The gap between the Canadian unemployment rate for youths (13.8%) and adults (5.7%) last year reached a near all-time high of 8.1 percentage points, second only to the record-high of 9.6 points during the 1982 recession.
The unemployment rate for 15-19 year olds at 19.5% was also at a near-record high, outside of the COVID-19 pandemic in 2020, and the gap of 8.6 percentage points with unemployment among 20–24 year olds, at 10.9%, was also at a near all-time high.
Higher than rate in U.S.
It also says Canada’s youth unemployment rate has remained consistently above the youth unemployment rate in the United States since 2015.
Canada’s rate of 13.8% was 3.8 percentage points above the U.S. rate of 10%, and was the largest gap recorded outside of the COVID pandemic and in the 1990s, when the U.S. rate fell below 10%.

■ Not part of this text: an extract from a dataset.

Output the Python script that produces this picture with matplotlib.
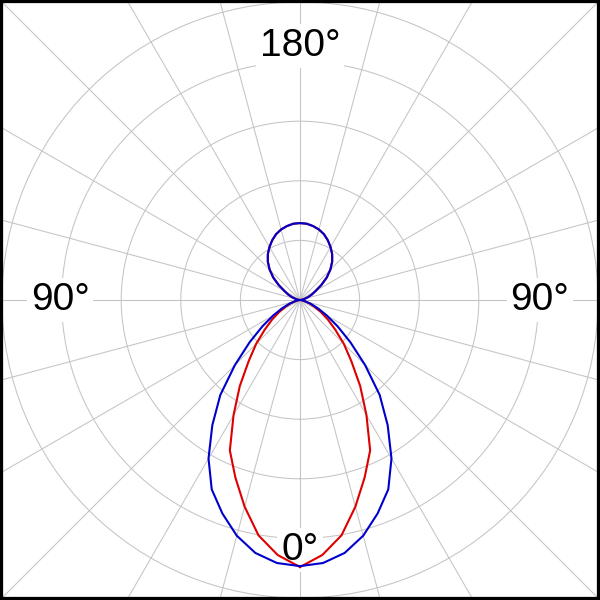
import numpy as np
import matplotlib.pyplot as plt
from matplotlib.patches import Rectangle

# polar response, angle measured from the front (0 deg, bottom) to the back (180 deg, top)
angles_deg = np.arange(0, 181, 5)

blue_r = [0.893, 0.886, 0.862, 0.819, 0.762, 0.701, 0.614, 0.513, 0.416, 0.309,
          0.221, 0.154, 0.104, 0.067, 0.040, 0.020, 0.010, 0.003, 0.000, 0.003,
          0.010, 0.017, 0.030, 0.044, 0.060, 0.087, 0.117, 0.144, 0.168, 0.188,
          0.205, 0.221, 0.235, 0.245, 0.252, 0.257, 0.258]

red_r = [0.896, 0.859, 0.802, 0.718, 0.634, 0.557, 0.446, 0.352, 0.268, 0.208,
         0.154, 0.114, 0.081, 0.054, 0.034, 0.017, 0.007, 0.003, 0.000, 0.003,
         0.010, 0.017, 0.030, 0.044, 0.060, 0.087, 0.117, 0.144, 0.168, 0.188,
         0.205, 0.221, 0.235, 0.245, 0.252, 0.257, 0.258]

ring_values = [0.2, 0.4, 0.6, 0.8, 1.0]
spoke_step = 15

# label text, angle, radius
labels = [("180°", 180, 0.853), ("0°", 0, 0.840), ("90°", 90, 0.805), ("90°", 270, 0.805)]


def mirror(a_deg, r):
    # pattern is symmetric: right half then left half
    a = np.asarray(a_deg, dtype=float)
    r = np.asarray(r, dtype=float)
    full_a = np.concatenate([a, 360 - a[::-1][1:]])
    full_r = np.concatenate([r, r[::-1][1:]])
    return np.deg2rad(full_a), full_r


plt.rcParams['font.family'] = ['Liberation Sans', 'DejaVu Sans']

fig = plt.figure(figsize=(6, 6), dpi=100)

# ring 1.0 sits ~298 px from the centre; spokes run out to the frame corners
rmax = 1.43
half = rmax * 298 / 600
ax = fig.add_axes([0.5 - half, 0.5 - half, 2 * half, 2 * half], projection='polar')

ax.set_theta_zero_location('S')
ax.set_ylim(0, rmax)
ax.set_thetagrids(np.arange(0, 360, spoke_step), labels=[])
ax.set_rgrids(ring_values, labels=[])
ax.grid(True, color='#c4c4c4', linewidth=0.75)
ax.set_axisbelow(True)
ax.spines['polar'].set_visible(False)
ax.patch.set_visible(False)

t, r = mirror(angles_deg, red_r)
ax.plot(t, r, color='#dd0000', linewidth=1.5, zorder=3, solid_joinstyle='round')
t, r = mirror(angles_deg, blue_r)
ax.plot(t, r, color='#0000cc', linewidth=1.5, zorder=4, solid_joinstyle='round')

for txt, a, rr in labels:
    ax.text(np.deg2rad(a), rr, txt, fontsize=28, ha='center', va='center',
            zorder=2, bbox=dict(boxstyle='square,pad=0.1', fc='white', ec='none'))

# black frame round the picture
fig.patches.append(Rectangle((0, 0), 1, 1, transform=fig.transFigure,
                             fill=False, edgecolor='black', linewidth=4.5))

fig.savefig('out.png', dpi=100)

The loss of jobs in the youth employment sector was concentrated in the retail trade, accommodation and food services sectors, where 70% of youth jobs are situated.
Reasons for the dramatic rise
The study attributes the dramatic rise in youth unemployment to both federal and provincial policies, specifically the decision of the previous Justin Trudeau government to dramatically increase immigration, which increased the supply of young workers, and the simultaneous increase in minimum wages in most provinces, which decreased demand.
“The extraordinary surge in youth unemployment in Canada is a homegrown problem, and policymakers in Ottawa and in provincial legislatures should review the policies that are making it worse,” Cross said.
The latest data from Statistics Canada reported that the youth unemployment rate in March was 13.8%.